7th April 2000 at 01:00
THE REVISED 5 to 14 guidelines on modern languages, which are expected to arrive in schools for the start of next session, will be accompanied by a guide on practical issues. Teachers and school managers will be given information about how to plan for a cluster of schools, on assessment and on the processes of learning and teaching a language.

The first of what are planned as annual primary languages conferences at the Jordanhill campus of Strathclyde University heard last week from Colin Laird, of the Scottish Consultative Council on the Curriculum, that responses to the draft guidelines had been largely positive. He said the aim was to ensure that modern languages continue to have "a secure base" in primary schools.

Isobel McGregor, who was giving her last address as HMI for modern languages, said: "I still get a tingle down my spine when I observe primary teachers teaching languages."

She described the national scheme to train primary teachers as "an incredible investment to individual people". By September more than 5,200 will have completed training.
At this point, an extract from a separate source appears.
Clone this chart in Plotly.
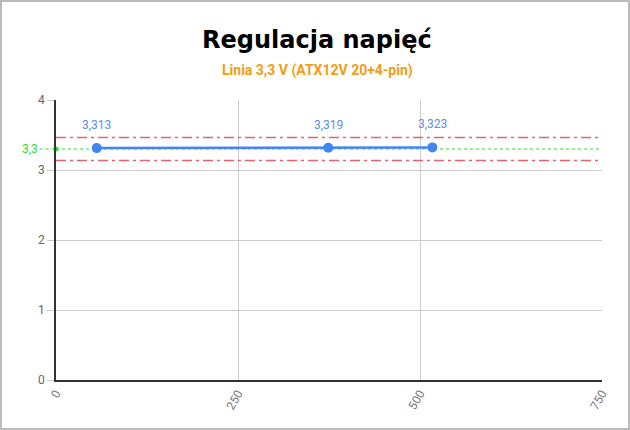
import plotly.graph_objects as go

# odczyty z wykresu
obciazenie = [56, 374, 517]
napiecie = [3.313, 3.319, 3.323]
nominal = 3.3
tol_gorna = 3.465
tol_dolna = 3.135
x_zakres = [0, 750]
x_ticks = [0, 250, 500, 750]
y_ticks = [0, 1, 2, 3, 4]

fig = go.Figure()

# tolerancje +/- 5%
for yv in [tol_gorna, tol_dolna]:
    fig.add_trace(go.Scatter(x=x_zakres, y=[yv, yv], mode="lines",
                             line=dict(color="rgba(228,70,85,0.85)", width=1.5,
                                       dash="10px,4px,3px,4px"),
                             hoverinfo="skip", showlegend=False))

# wartosc nominalna
fig.add_trace(go.Scatter(x=x_zakres, y=[nominal, nominal], mode="lines",
                         line=dict(color="#33dd33", width=1, dash="dot"),
                         hoverinfo="skip", showlegend=False))
fig.add_trace(go.Scatter(x=[x_zakres[0]], y=[nominal], mode="markers",
                         marker=dict(color="#33dd33", size=5),
                         cliponaxis=False, hoverinfo="skip", showlegend=False))

fig.add_trace(go.Scatter(x=obciazenie, y=napiecie, mode="lines+markers",
                         line=dict(color="#4285f4", width=2.5),
                         marker=dict(color="#4285f4", size=10),
                         showlegend=False))

for xv, yv in zip(obciazenie, napiecie):
    fig.add_annotation(x=xv, y=yv, text=f"{yv:.3f}".replace(".", ","),
                       showarrow=False, yshift=23,
                       font=dict(family="Roboto", size=12, color="#5b8ee6"))

fig.add_shape(type="line", xref="paper", yref="y", x0=-0.03, x1=0, y0=nominal, y1=nominal,
              line=dict(color="#33dd33", width=1, dash="dot"))

fig.add_annotation(text="<b>Regulacja napięć</b>", xref="paper", yref="paper",
                   x=0.5, y=1.215, yanchor="middle", showarrow=False,
                   font=dict(family="DejaVu Sans", size=24, color="#000000"),
                   xshift=-12)
fig.add_annotation(text="<b>Linia 3,3 V (ATX12V 20+4-pin)</b>", xref="paper", yref="paper",
                   x=0.5, y=1.107, yanchor="middle", showarrow=False,
                   font=dict(family="Roboto", size=14, color="#f39c12"),
                   xshift=-12)
fig.add_annotation(text="3,3", xref="paper", yref="y", x=0, y=nominal,
                   xanchor="right", showarrow=False, xshift=-16,
                   font=dict(family="Roboto", size=12, color="#33dd33"))

# ramka
fig.add_shape(type="rect", xref="paper", yref="paper",
              x0=-55 / 546, x1=1 + 27 / 546, y0=-49 / 280, y1=1 + 99 / 280,
              line=dict(color="#bbbbbb", width=2))

fig.update_layout(
    width=630, height=430,
    margin=dict(l=56, r=28, t=100, b=50),
    paper_bgcolor="white", plot_bgcolor="white",
    separators=", ",
    font=dict(family="Roboto", size=12, color="#666666"),
    xaxis=dict(range=x_zakres, tickvals=x_ticks, tickangle=-60,
               showgrid=True, gridcolor="#cccccc", gridwidth=1,
               zeroline=False, showline=True, linecolor="#333333", linewidth=1.5,
               ticks="", tickfont=dict(color="#777777")),
    yaxis=dict(range=[0, 4], tickvals=y_ticks,
               showgrid=True, gridcolor="#cccccc", gridwidth=1,
               zeroline=False, showline=True, linecolor="#333333", linewidth=1.5,
               ticks="outside", ticklen=7, tickcolor="#cccccc",
               tickfont=dict(color="#666666")),
)

fig.write_html("out.html", config={"displayModeBar": False},
               post_script="document.body.style.margin='0';")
Mrs McGregor recalled that the Standards and Quality report on modern languages two years ago had found that 85 per cent of teaching was good or very good, plus a high level of enthusiasm and motivation in classes, high attainment among able pupils and very good organisation, resources and display.

There is continuing evidence of all of thee, she added in encouraging teachers to stretch and challenge pupils. "I am particularly excited about the endless possibilities for number work in languages. Teachers are often amazed at what can be achieved by pupils in this."

In reading and writing, areas of modern language teaching that have caused concern to primary teachers, Mrs McGregor urged them not to cling on to the "outdated Seventies approach which artificially deprived pupils of contact with the written word."

To help in staff development, new CD-Roms would "be winging their way to schools in the near future". But on the key issue of pre-service training for new teachers, Mrs McGregor said: "This is the big one and is still in the future." Mr Laird later described the prospects for development of pre-service training as "very encouraging".

Concerns raised by delegates included the continuity of language teaching between primary and secondary and the dominance of French as the first language, a point on which teachers of Spanish were particularly vocal, emphasising its world importance. Mr Laird said that German, Italian and Spanish should not be allowed to "go the same way as Russian and the classics".

The suggestion that children should start languages earlier in primary was welcomed by Mrs McGregor with the reservation that "the Government is not committed to this yet. However, if teachers can do it, that's wonderful."